Mêmes causes, mêmes effets : les autorités chinoises essaient à nouveau de combattre les ravages de l’opium en interdisant le commerce, les Britanniques (cette fois aidés des Français qui prennent eux aussi part au trafic) ripostent en bombardant les villes côtières. C’est la seconde guerre de l’opium, qui démarre en 1856, semble se terminer avec le Traité de Tianjin (1858), mais finalement les alliés décident qu’il sera plus pédagogique d’aller secouer un peu l’empereur en sa capitale. En 1860 les forces anglo-françaises dévastent Pékin, mettent en fuite l’empereur et sa cour, et mettent à sac, puis incendient le Palais d’été. Dans une lettre célèbre, Victor Hugo condamnait ce peu glorieux fait d’armes : « Un jour, deux bandits sont entrés dans le Palais d’été. L’un a pillé, l’autre a incendié (…) Voilà ce que la civilisation a fait à la barbarie. Devant l’histoire, l’un des deux bandits s’appellera la France, l’autre s’appellera l’Angleterre. » Cette lettre et la traduction en chinois sont exposées, avec un buste du poète, dans les ruines du Palais d’été, façon de faire comprendre aux visiteurs chinois que du moins ces bandits n’étaient pas soutenus par une opinion publique unanime.



La dynastie Qing, originaire de Mandchourie, en place depuis 1644, vit ses dernières années : toutes sortes de mouvements révolutionnaires secouent le trône de ces incapables qui n’ont pas su protéger le pays.

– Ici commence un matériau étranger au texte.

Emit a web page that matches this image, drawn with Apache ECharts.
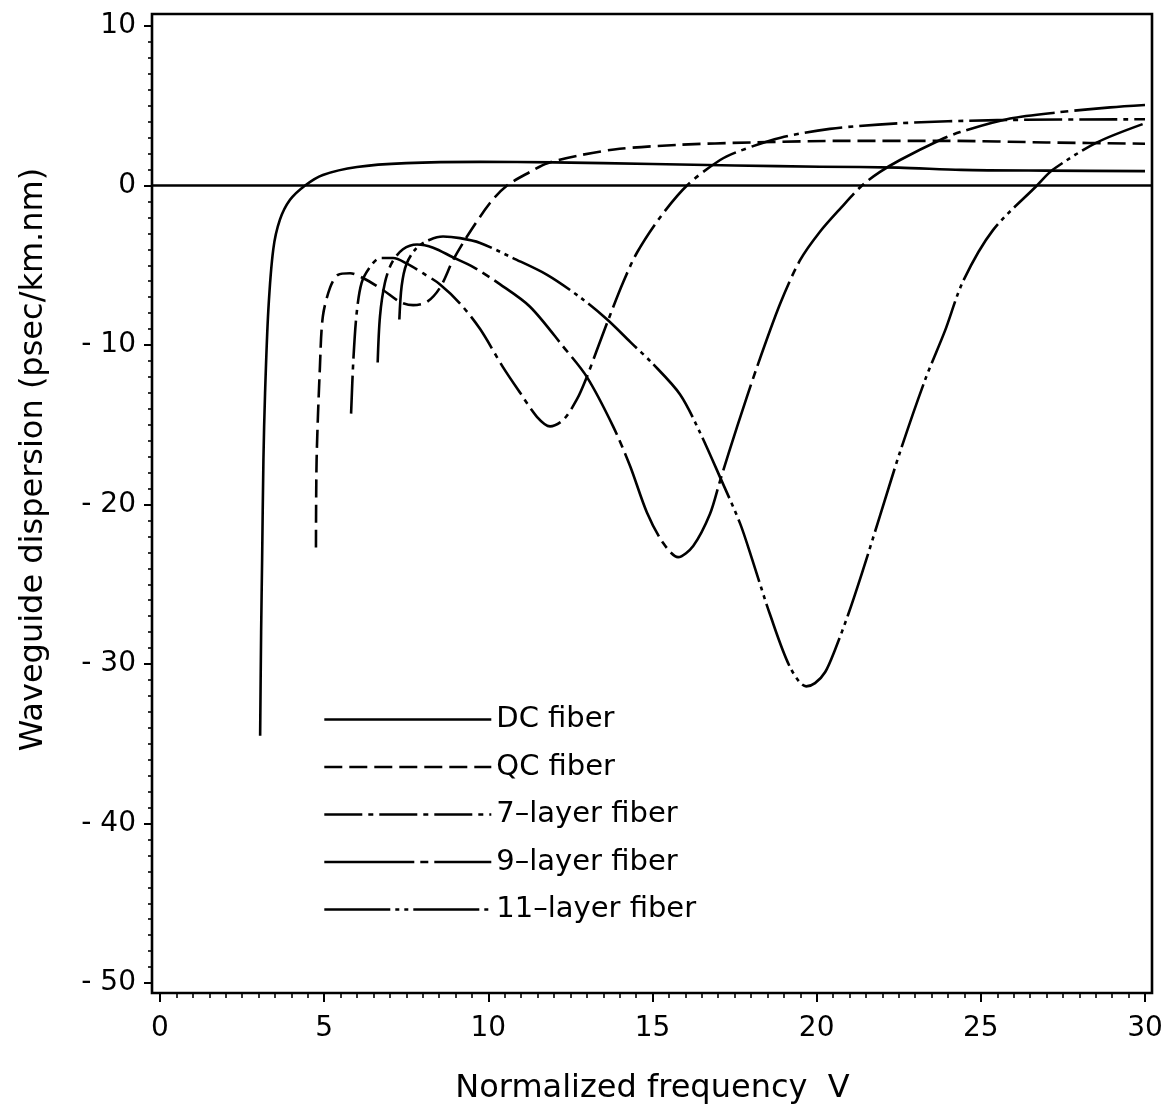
<!DOCTYPE html>
<html>
<head>
<meta charset="utf-8">
<script src="https://cdn.jsdelivr.net/npm/echarts@6/dist/echarts.min.js"></script>
<style>
html,body{margin:0;padding:0;background:#fff;}
#chart{width:1176px;height:1118px;}
</style>
</head>
<body>
<div id="chart"></div>
<script>
// ---- data ----
const seriesNames = ['DC fiber', 'QC fiber', '7\u2013layer fiber', '9\u2013layer fiber', '11\u2013layer fiber'];

const dcV = [3.05, 3.08, 3.11, 3.15, 3.2, 3.3, 3.45, 3.65, 3.96, 4.42, 4.96, 6.0, 7.5, 9.75, 12, 15, 17.5, 20.1, 22.5, 24.4, 27, 30];
const dcD = [-34.5, -28, -23.5, -17.2, -13.0, -7.8, -4.0, -2.16, -0.9, 0, 0.66, 1.16, 1.4, 1.48, 1.45, 1.35, 1.25, 1.18, 1.12, 0.98, 0.93, 0.9];

const qcV = [4.75, 4.77, 4.87, 4.96, 5.18, 5.42, 5.79, 6.18, 6.79, 7.31, 7.71, 8.13, 8.53, 8.92, 9.35, 10.05, 10.57, 11.27, 11.8, 12.8, 14, 15.8, 18, 21, 24, 27, 30];
const qcD = [-22.7, -17.2, -11.4, -8.2, -6.4, -5.6, -5.5, -5.8, -6.55, -7.3, -7.5, -7.3, -6.4, -4.7, -3.2, -1.1, 0, 0.85, 1.4, 1.9, 2.3, 2.55, 2.7, 2.8, 2.8, 2.7, 2.62];

const l7V = [5.82, 5.89, 5.99, 6.14, 6.4, 6.7, 7.1, 7.52, 8.01, 8.53, 9.14, 9.75, 10.45, 10.97, 11.48, 11.88, 12.28, 12.7, 13.0, 13.31, 13.62, 14.1, 14.53, 15.23, 16.05, 17.06, 17.7, 18.9, 20.4, 22.5, 25.5, 30];
const l7D = [-14.3, -10.9, -8.0, -6.1, -5.1, -4.55, -4.55, -4.9, -5.5, -6.2, -7.4, -9.0, -11.4, -13.0, -14.5, -15.1, -14.7, -13.4, -12.0, -10.3, -8.6, -6.1, -4.2, -2.0, 0, 1.6, 2.2, 3.0, 3.55, 3.9, 4.1, 4.15];

const l9V = [6.63, 6.7, 6.85, 7.06, 7.4, 7.83, 8.32, 8.92, 9.53, 10.36, 11.27, 12.28, 13.0, 13.8, 14.32, 14.83, 15.32, 15.78, 16.24, 16.75, 17.06, 17.58, 18.18, 18.89, 19.49, 20.1, 20.74, 21.38, 21.93, 22.54, 23.76, 24.37, 25.89, 27.41, 28.94, 30];
const l9D = [-11.1, -8.2, -6.1, -4.85, -4.0, -3.7, -3.9, -4.5, -5.1, -6.2, -7.6, -10.1, -12.0, -15.1, -17.6, -20.5, -22.4, -23.3, -22.6, -20.6, -18.5, -15.1, -11.4, -7.4, -4.7, -2.9, -1.4, 0, 0.85, 1.6, 2.85, 3.35, 4.2, 4.6, 4.9, 5.05];

const l11V = [7.29, 7.36, 7.51, 7.82, 8.22, 8.62, 9.14, 9.75, 10.75, 11.79, 12.79, 13.62, 14.32, 15.02, 15.84, 16.45, 17.06, 17.67, 18.06, 18.58, 19.19, 19.68, 19.95, 20.26, 20.56, 20.96, 21.38, 21.93, 22.54, 23.3, 23.91, 24.46, 25.37, 26.71, 27.2, 28.54, 30];
const l11D = [-8.4, -6.3, -4.9, -3.9, -3.4, -3.2, -3.3, -3.6, -4.55, -5.6, -7.0, -8.4, -9.8, -11.2, -13.1, -15.5, -18.3, -21.2, -23.6, -26.9, -30.2, -31.4, -31.2, -30.5, -29.1, -26.9, -24.3, -20.7, -16.7, -12.2, -9.1, -6.0, -2.8, 0, 1.0, 2.7, 3.9];

const xTicks = ['0', '5', '10', '15', '20', '25', '30'];
const yTicks = ['10', '0', '- 10', '- 20', '- 30', '- 40', '- 50'];

// ---- chart ----
const FONT = 'DejaVu Sans';
function pairs(v, d) { return v.map((x, i) => [x, d[i]]); }

const dashes = [
  'solid',
  [18, 7],
  [38, 6, 5, 6],
  [90, 6, 8, 6],
  [66, 5, 4, 5, 4, 5]
];
const seriesData = [pairs(dcV, dcD), pairs(qcV, qcD), pairs(l7V, l7D), pairs(l9V, l9D), pairs(l11V, l11D)];

const series = seriesNames.map((n, i) => ({
  name: n,
  type: 'line',
  xAxisIndex: 0,
  yAxisIndex: 0,
  data: seriesData[i],
  symbol: 'none',
  smooth: 0.3,
  silent: true,
  lineStyle: { color: '#000', width: 2.6, type: dashes[i], cap: 'butt', join: 'round' },
  itemStyle: { color: '#000' },
  z: 3
}));

// zero reference line spanning the whole frame
series.push({
  name: 'zero',
  type: 'line',
  xAxisIndex: 1,
  yAxisIndex: 1,
  data: [],
  symbol: 'none',
  silent: true,
  markLine: {
    silent: true,
    symbol: ['none', 'none'],
    label: { show: false },
    lineStyle: { color: '#000', width: 2.6, type: 'solid' },
    data: [{ yAxis: 0 }]
  }
});

const chart = echarts.init(document.getElementById('chart'), null, { renderer: 'canvas' });
chart.setOption({
  backgroundColor: '#fff',
  animation: false,
  textStyle: { fontFamily: FONT, color: '#000' },
  grid: [
    { left: 160, right: 31, top: 26, bottom: 135, show: false },
    { left: 152, right: 24, top: 14, bottom: 125, show: true, borderColor: '#000', borderWidth: 2.6, backgroundColor: 'transparent', z: 0 }
  ],
  legend: {
    data: seriesNames,
    orient: 'vertical',
    left: 318,
    top: 700,
    itemWidth: 167,
    itemHeight: 14,
    itemGap: 18.5,
    selectedMode: false,
    itemStyle: { opacity: 0 },
    lineStyle: { width: 2.6 },
    textStyle: { fontFamily: FONT, fontSize: 29, color: '#000' }
  },
  xAxis: [
    {
      gridIndex: 0, type: 'value', min: 0, max: 30, interval: 5, offset: 10,
      name: 'Normalized frequency  V', nameLocation: 'middle', nameGap: 80,
      nameTextStyle: { fontFamily: FONT, fontSize: 32, color: '#000' },
      axisLine: { show: false, onZero: false },
      axisTick: { show: true, length: 9, inside: false, lineStyle: { color: '#000', width: 2 } },
      minorTick: { show: true, splitNumber: 10, length: 5, lineStyle: { color: '#000', width: 1.6 } },
      splitLine: { show: false },
      axisLabel: { fontFamily: FONT, fontSize: 28, color: '#000', margin: 22,
        formatter: v => xTicks[Math.round(v / 5)] }
    },
    { gridIndex: 1, type: 'value', min: 0, max: 1, show: false }
  ],
  yAxis: [
    {
      gridIndex: 0, type: 'value', min: -50, max: 10, interval: 10, offset: 8,
      name: 'Waveguide dispersion (psec/km.nm)', nameLocation: 'middle', nameGap: 102,
      nameTextStyle: { fontFamily: FONT, fontSize: 32, color: '#000', padding: [0, 0, 0, 90] },
      axisLine: { show: false, onZero: false },
      axisTick: { show: true, length: 8, inside: false, lineStyle: { color: '#000', width: 2 } },
      minorTick: { show: true, splitNumber: 10, length: 4, lineStyle: { color: '#000', width: 1.6 } },
      splitLine: { show: false },
      axisLabel: { fontFamily: FONT, fontSize: 28, color: '#000', margin: 16,
        formatter: v => yTicks[Math.round((10 - v) / 10)] }
    },
    { gridIndex: 1, type: 'value', min: -50.61, max: 10.75, show: false }
  ],
  series: series
});
</script>
</body>
</html>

On parle maintenant de l’ « Alliance des huit nations » : à la Grande Bretagne, la France et les USA, viennent désormais s’ajouter l’Allemagne, le Japon, la Russie, l’Italie et l’Autriche-Hongrie. Curieux paradoxe historique : ces nations ennemies qui se font des guerres sporadiques et une concurrence féroce pour le partage de l’Afrique, s’entendent comme larrons en foire pour asservir et dépecer la Chine.
 
Des révoltes éclatent de ci de là contre les « diables d’étrangers », qui sont à chaque fois écrasées dans le sang. La plus emblématique est celle dite des Boxers [sobriquet inventé par les Occidentaux pour se moquer du slogan du mouvement, « les poings de la justice » 和拳] : de 1899 à 1901, un groupe de révolutionnaires opposés aussi bien à l’impératrice Cixi qu’à l’impérialisme étranger, sème la terreur et finit par faire le siège des « légations », c’est-à-dire de ces zones de non-droit (enfin de droit étranger) instaurées par le G8 d’alors. On parle des 55 jours de Pékin, c’est-à-dire le temps qu’il a fallu aux armées dépêchées par les puissances occupantes pour briser le siège. Une fois sur place, les soldats étrangers se livrent à des exactions dans la population, surtout l’expédition punitive commanditée par le Kaiser Wilhelm II qui parcourt les environs de Pékin, tuant, incendiant et violant sans distinction dans l’espoir de créer une terreur telle que « dans les mille ans à venir pas un Chinois n’ose seulement lever la main sur un Allemand » (« Pas de quartier ! Pas de prisonniers ! » instructions du Kaiser aux troupes en partance pour l’extrême Orient).

Et cet état de fait perdure jusqu'à la seconde guerre mondiale. L'histoire de Tintin et le Lotus bleu se place dans les années 1930: concessions internationales, insurrection, occupation japonaise.

1840-1940 : un siècle d’humiliations que l’Occident a opportunément oubliées mais dont la Chine se souvient.